Genuine novelty is rare, almost by definition, and new ideas are hard to come by.  This is why mPos provider Flint stands-out in a crowded field, as they have a unique idea.  Flint wants to do more with mPos by building less. For merchants, that means a card acceptance solution that doesn’t require a dongle or other specialized piece of card reading equipment.  All that is necessary to take payments with Flint is a device with a camera and some software.

For consumers, it means access to the advantages that mobile loyalty and billing platforms offer, but having that access flow from apps the consumer already has, instead pushing consumers to download yet another new one.

Founder and CEO Greg Goldfarb checked in with PYMNTS in a recent interview about what Flint is doing to make it possible for business owners to really run an entire point of sale operation out of the palm of their hand. The company’s target market right now is the 17 million small service providers across the U.S. for whom taking card payments is something of a challenge.

Unlike stationary retail establishments or food vendors, Flint’s merchants are actually inconvenienced by any sort of dongle because they do so much of their work in the field.  Personal trainers, photographers, nannies—what they a have in common is that working with a dongle doesn’t really work for them.

“These users really are highly mobile and in most cases are using their personal device to run their business,” Goldfarb notes.

For these users, Flint has ditched the dongle, and instead found a secure way to use the camera on a smart phone or table as a credit card reader. However, more than facilitating the payment, Flint also allows merchants to generate invoices and bills that can then be delivered to customers via Apple’s Passbook or email.  This is particularly important for Flint’s highly mobile merchants—who often aren’t selling single-issue goods like muffins that one pays for in a single shot.

Instead, Goldfarb notes, Flint’s customer’s are people like wedding photographers that need to take one payment upfront online, bill one forward with an invoice and who take yet a third on the spot after completing the job.  Flint allows for complicated and multiple modes payments.

““So we’re seeing a very interesting interplay between multiple modes of enabling different types of credit card payments credit card payments within the same apps” Goldfarb explained.

It also offers a secure solution, despite the use of the camera.

“Actually, we’re not storing any sort of image of the card or card number on the device.  It works more along the same lines as a bar code scanner.  The algorithms we have, that are proprietary and patent protected, they extract just the main digits from the card.  Everything is encrypted as its transmitted to our backend and then the user is asked to enter verification information.  It does not pose an additional security risk compared to virtually any other mode of accepting cards.”

Because the camera is essentially being used as a bar-code scanner, there are no images being created.  Moreover, Glodfarb noted, a system built on proprietary number extraction and encryption is much more secure than what many on-the-go merchants are doing now.

“Before something like Flint came along, the way many of those folks were taking credit cards they were doing things like ‘Hey let me write down your credit card number and I’ll run it  when I get home at night through Authorize.net.’ And so in  the context of the market we’re playing in we’re seeing this more generally viewed as convenient, and transparent and it is infact more secure than if someone is writing card numbers down and taking them home and its actually more secure when you hand you card to a waiter at a restaurant.”

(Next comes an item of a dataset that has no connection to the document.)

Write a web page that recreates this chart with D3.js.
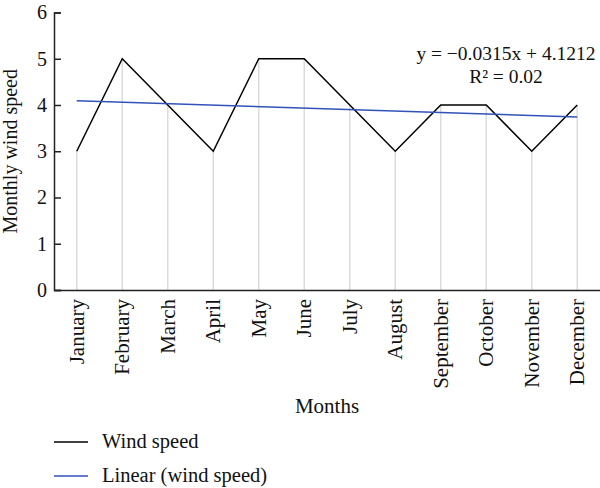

Flints makes its money by charging fees to the businesses for processing their card transactions.

“Our pricing structure is a little bit different in that we offer a lower rant on debit card transactions at 1.95 percent but our credit card rate is in between the two rates that the other incumbents charge at 2.95 percent…”

Apart from the dongle free approach to taking payments, Flint is also interested in helping its merchants to use the program to build loyalty programs for their customers, but in a way that doesn’t ask consumers to do anything.  Flint has instead built its coupon software to issue to Apple’s Passbook or to consumers via email.  Goldfarb says this is key to Flint’s vision—it wants to help make payments seamless by working with the tools already available instead of adding more products to an already saturating marketplace.

“It’s gonna work with what consumers already have in their hand, we’re not requiring a separate consumer app or consumer digital wallet.  It’s gonna work through interesting ways of leveraging email, it’s gonna work through interesting integrations with other consumer platforms like Apple passbook.”

Flint is still gaining market share, and the dangerous thing about having a new idea is that people may or may not be interested in doing something news.  Still, according to Goldfarb, for Flint’s consumers so far, change has been good.  And, he thinks it can only get better going forward.